## THE PROBLEM
Produce an exact transcription of the listing below, omitting the pictures.
☆ ☆ ☆
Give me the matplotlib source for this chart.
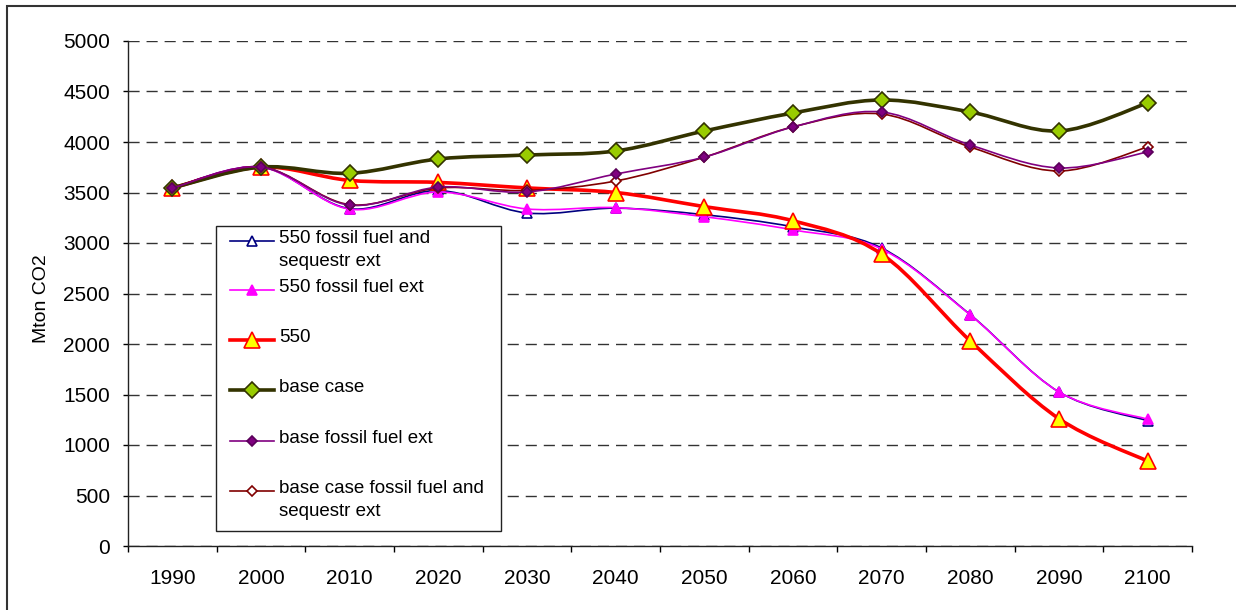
import matplotlib
matplotlib.use("Agg")
import matplotlib.pyplot as plt
import numpy as np
from matplotlib.path import Path
from matplotlib.patches import PathPatch, Rectangle
from matplotlib.lines import Line2D

plt.rcParams['font.family'] = ['Liberation Sans', 'DejaVu Sans']

# --- data (Mton CO2) ---
years = [1990, 2000, 2010, 2020, 2030, 2040, 2050, 2060, 2070, 2080, 2090, 2100]
ff_seq_550 = [3545, 3752, 3340, 3520, 3297, 3345, 3280, 3160, 2950, 2290, 1525, 1240]
ff_550 = [3545, 3752, 3335, 3505, 3337, 3350, 3260, 3130, 2940, 2287, 1525, 1255]
case_550 = [3545, 3752, 3620, 3600, 3545, 3500, 3360, 3220, 2890, 2030, 1260, 840]
base_case = [3545, 3752, 3690, 3832, 3871, 3911, 4109, 4287, 4416, 4297, 4109, 4386]
base_ff = [3545, 3752, 3375, 3554, 3505, 3683, 3851, 4149, 4297, 3970, 3743, 3901]
base_ff_seq = [3545, 3752, 3380, 3545, 3520, 3614, 3850, 4150, 4277, 3950, 3713, 3950]

labels = ["550 fossil fuel and\nsequestr ext", "550 fossil fuel ext", "550",
          "base case", "base fossil fuel ext", "base case fossil fuel and\nsequestr ext"]

W, H = 1236, 610
fig = plt.figure(figsize=(W / 100, H / 100), dpi=100)
ax = fig.add_axes([128 / W, 1 - 546 / H, (1192 - 128) / W, (546 - 41) / H])


def smooth_path(xs, ys):
    # excel-like smoothed line (bezier through the points)
    pts = list(zip(xs, ys))
    n = len(pts)
    verts = [pts[0]]
    codes = [Path.MOVETO]
    for i in range(n - 1):
        p0 = pts[max(i - 1, 0)]
        p1 = pts[i]
        p2 = pts[i + 1]
        p3 = pts[min(i + 2, n - 1)]
        c1 = (p1[0] + (p2[0] - p0[0]) / 6, p1[1] + (p2[1] - p0[1]) / 6)
        c2 = (p2[0] - (p3[0] - p1[0]) / 6, p2[1] - (p3[1] - p1[1]) / 6)
        verts += [c1, c2, p2]
        codes += [Path.CURVE4] * 3
    return Path(verts, codes)


# label, values, line color, lw, marker, ms, face, edge, zorder
styles = [
    (labels[0], ff_seq_550, '#000080', 1.2, '^', 6.5, 'white', '#000080', 3),
    (labels[1], ff_550, '#FF00FF', 1.2, '^', 6.5, '#FF00FF', '#FF00FF', 4),
    (labels[2], case_550, '#FF0000', 2.6, '^', 11, '#FFFF00', '#FF0000', 5),
    (labels[3], base_case, '#333300', 2.6, 'D', 8, '#99CC00', '#333300', 6),
    (labels[5], base_ff_seq, '#800000', 1.2, 'D', 5.5, 'white', '#800000', 7),
    (labels[4], base_ff, '#800080', 1.2, 'D', 5.5, '#800080', '#5a005a', 8),
]

x = np.arange(len(years))
for lab, vals, col, lw, mk, ms, mfc, mec, z in styles:
    ax.add_patch(PathPatch(smooth_path(x, vals), fill=False, edgecolor=col, lw=lw,
                           zorder=z, capstyle='round', joinstyle='round'))
    ax.plot(x, vals, ls='none', marker=mk, ms=ms, mfc=mfc, mec=mec, mew=1.2, zorder=z + 0.5)

ax.set_xlim(-0.5, 11.5)
ax.set_ylim(0, 5000)
ax.set_yticks(range(0, 5001, 500))
ax.set_xticks(np.arange(-0.5, 12, 1))
ax.set_xticklabels([])
ax.set_xticks(x, minor=True)
ax.set_xticklabels([str(y) for y in years], minor=True)
ax.tick_params(axis='x', which='major', length=4.3, width=1, direction='out')
ax.tick_params(axis='x', which='minor', length=0, pad=16.5, labelsize=15)
ax.tick_params(axis='y', length=3.6, width=1, pad=9.4, labelsize=15)

ax.yaxis.grid(True, ls=(0, (8, 5)), color='#333333', lw=1)
ax.set_axisbelow(True)
for s in ['top', 'right']:
    ax.spines[s].set_visible(False)
for s in ['left', 'bottom']:
    ax.spines[s].set_color('#222222')
    ax.spines[s].set_linewidth(1)

ax.set_ylabel('Mton CO2', fontsize=14)
ax.yaxis.set_label_coords((50 - 128) / 1064, 0.49)


def px(xp, yp):
    return xp / W, 1 - yp / H


# legend drawn by hand (excel layout)
lx0, ly0 = px(216, 531)
lx1, ly1 = px(501, 226)
fig.add_artist(Rectangle((lx0, ly0), lx1 - lx0, ly1 - ly0, transform=fig.transFigure,
                         facecolor='white', edgecolor='#222222', lw=1, zorder=20))
handle_y = [241, 290, 340, 390, 441, 491]
legend_order = [styles[0], styles[1], styles[2], styles[3], styles[5], styles[4]]
for hy, (lab, vals, col, lw, mk, ms, mfc, mec, z) in zip(handle_y, legend_order):
    xa, ya = px(230, hy)
    xb, _ = px(274, hy)
    xm, _ = px(252, hy)
    fig.add_artist(Line2D([xa, xb], [ya, ya], transform=fig.transFigure, color=col, lw=lw, zorder=21))
    fig.add_artist(Line2D([xm], [ya], transform=fig.transFigure, ls='none', marker=mk, ms=ms,
                          mfc=mfc, mec=mec, mew=1.2, zorder=22))
    tx, ty = px(279, hy - 11)
    fig.text(tx, ty, lab, fontsize=13.5, ha='left', va='top', linespacing=1.45, zorder=23)

# outer chart frame
fx0, fy0 = px(7, 620)
fx1, fy1 = px(1250, 6)
fig.add_artist(Rectangle((fx0, fy0), fx1 - fx0, fy1 - fy0, transform=fig.transFigure,
                         facecolor='none', edgecolor='#333333', lw=1.5, zorder=30))

fig.savefig('out.png', dpi=100)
☆ ☆ ☆
## RESULT FOR THIS TASK
Give me the matplotlib source for this chart.
import matplotlib
matplotlib.use("Agg")
import matplotlib.pyplot as plt
import numpy as np
from matplotlib.path import Path
from matplotlib.patches import PathPatch, Rectangle
from matplotlib.lines import Line2D

plt.rcParams['font.family'] = ['Liberation Sans', 'DejaVu Sans']

# --- data (Mton CO2) ---
years = [1990, 2000, 2010, 2020, 2030, 2040, 2050, 2060, 2070, 2080, 2090, 2100]
ff_seq_550 = [3545, 3752, 3340, 3520, 3297, 3345, 3280, 3160, 2950, 2290, 1525, 1240]
ff_550 = [3545, 3752, 3335, 3505, 3337, 3350, 3260, 3130, 2940, 2287, 1525, 1255]
case_550 = [3545, 3752, 3620, 3600, 3545, 3500, 3360, 3220, 2890, 2030, 1260, 840]
base_case = [3545, 3752, 3690, 3832, 3871, 3911, 4109, 4287, 4416, 4297, 4109, 4386]
base_ff = [3545, 3752, 3375, 3554, 3505, 3683, 3851, 4149, 4297, 3970, 3743, 3901]
base_ff_seq = [3545, 3752, 3380, 3545, 3520, 3614, 3850, 4150, 4277, 3950, 3713, 3950]

labels = ["550 fossil fuel and\nsequestr ext", "550 fossil fuel ext", "550",
          "base case", "base fossil fuel ext", "base case fossil fuel and\nsequestr ext"]

W, H = 1236, 610
fig = plt.figure(figsize=(W / 100, H / 100), dpi=100)
ax = fig.add_axes([128 / W, 1 - 546 / H, (1192 - 128) / W, (546 - 41) / H])


def smooth_path(xs, ys):
    # excel-like smoothed line (bezier through the points)
    pts = list(zip(xs, ys))
    n = len(pts)
    verts = [pts[0]]
    codes = [Path.MOVETO]
    for i in range(n - 1):
        p0 = pts[max(i - 1, 0)]
        p1 = pts[i]
        p2 = pts[i + 1]
        p3 = pts[min(i + 2, n - 1)]
        c1 = (p1[0] + (p2[0] - p0[0]) / 6, p1[1] + (p2[1] - p0[1]) / 6)
        c2 = (p2[0] - (p3[0] - p1[0]) / 6, p2[1] - (p3[1] - p1[1]) / 6)
        verts += [c1, c2, p2]
        codes += [Path.CURVE4] * 3
    return Path(verts, codes)


# label, values, line color, lw, marker, ms, face, edge, zorder
styles = [
    (labels[0], ff_seq_550, '#000080', 1.2, '^', 6.5, 'white', '#000080', 3),
    (labels[1], ff_550, '#FF00FF', 1.2, '^', 6.5, '#FF00FF', '#FF00FF', 4),
    (labels[2], case_550, '#FF0000', 2.6, '^', 11, '#FFFF00', '#FF0000', 5),
    (labels[3], base_case, '#333300', 2.6, 'D', 8, '#99CC00', '#333300', 6),
    (labels[5], base_ff_seq, '#800000', 1.2, 'D', 5.5, 'white', '#800000', 7),
    (labels[4], base_ff, '#800080', 1.2, 'D', 5.5, '#800080', '#5a005a', 8),
]

x = np.arange(len(years))
for lab, vals, col, lw, mk, ms, mfc, mec, z in styles:
    ax.add_patch(PathPatch(smooth_path(x, vals), fill=False, edgecolor=col, lw=lw,
                           zorder=z, capstyle='round', joinstyle='round'))
    ax.plot(x, vals, ls='none', marker=mk, ms=ms, mfc=mfc, mec=mec, mew=1.2, zorder=z + 0.5)

ax.set_xlim(-0.5, 11.5)
ax.set_ylim(0, 5000)
ax.set_yticks(range(0, 5001, 500))
ax.set_xticks(np.arange(-0.5, 12, 1))
ax.set_xticklabels([])
ax.set_xticks(x, minor=True)
ax.set_xticklabels([str(y) for y in years], minor=True)
ax.tick_params(axis='x', which='major', length=4.3, width=1, direction='out')
ax.tick_params(axis='x', which='minor', length=0, pad=16.5, labelsize=15)
ax.tick_params(axis='y', length=3.6, width=1, pad=9.4, labelsize=15)

ax.yaxis.grid(True, ls=(0, (8, 5)), color='#333333', lw=1)
ax.set_axisbelow(True)
for s in ['top', 'right']:
    ax.spines[s].set_visible(False)
for s in ['left', 'bottom']:
    ax.spines[s].set_color('#222222')
    ax.spines[s].set_linewidth(1)

ax.set_ylabel('Mton CO2', fontsize=14)
ax.yaxis.set_label_coords((50 - 128) / 1064, 0.49)


def px(xp, yp):
    return xp / W, 1 - yp / H


# legend drawn by hand (excel layout)
lx0, ly0 = px(216, 531)
lx1, ly1 = px(501, 226)
fig.add_artist(Rectangle((lx0, ly0), lx1 - lx0, ly1 - ly0, transform=fig.transFigure,
                         facecolor='white', edgecolor='#222222', lw=1, zorder=20))
handle_y = [241, 290, 340, 390, 441, 491]
legend_order = [styles[0], styles[1], styles[2], styles[3], styles[5], styles[4]]
for hy, (lab, vals, col, lw, mk, ms, mfc, mec, z) in zip(handle_y, legend_order):
    xa, ya = px(230, hy)
    xb, _ = px(274, hy)
    xm, _ = px(252, hy)
    fig.add_artist(Line2D([xa, xb], [ya, ya], transform=fig.transFigure, color=col, lw=lw, zorder=21))
    fig.add_artist(Line2D([xm], [ya], transform=fig.transFigure, ls='none', marker=mk, ms=ms,
                          mfc=mfc, mec=mec, mew=1.2, zorder=22))
    tx, ty = px(279, hy - 11)
    fig.text(tx, ty, lab, fontsize=13.5, ha='left', va='top', linespacing=1.45, zorder=23)

# outer chart frame
fx0, fy0 = px(7, 620)
fx1, fy1 = px(1250, 6)
fig.add_artist(Rectangle((fx0, fy0), fx1 - fx0, fy1 - fy0, transform=fig.transFigure,
                         facecolor='none', edgecolor='#333333', lw=1.5, zorder=30))

fig.savefig('out.png', dpi=100)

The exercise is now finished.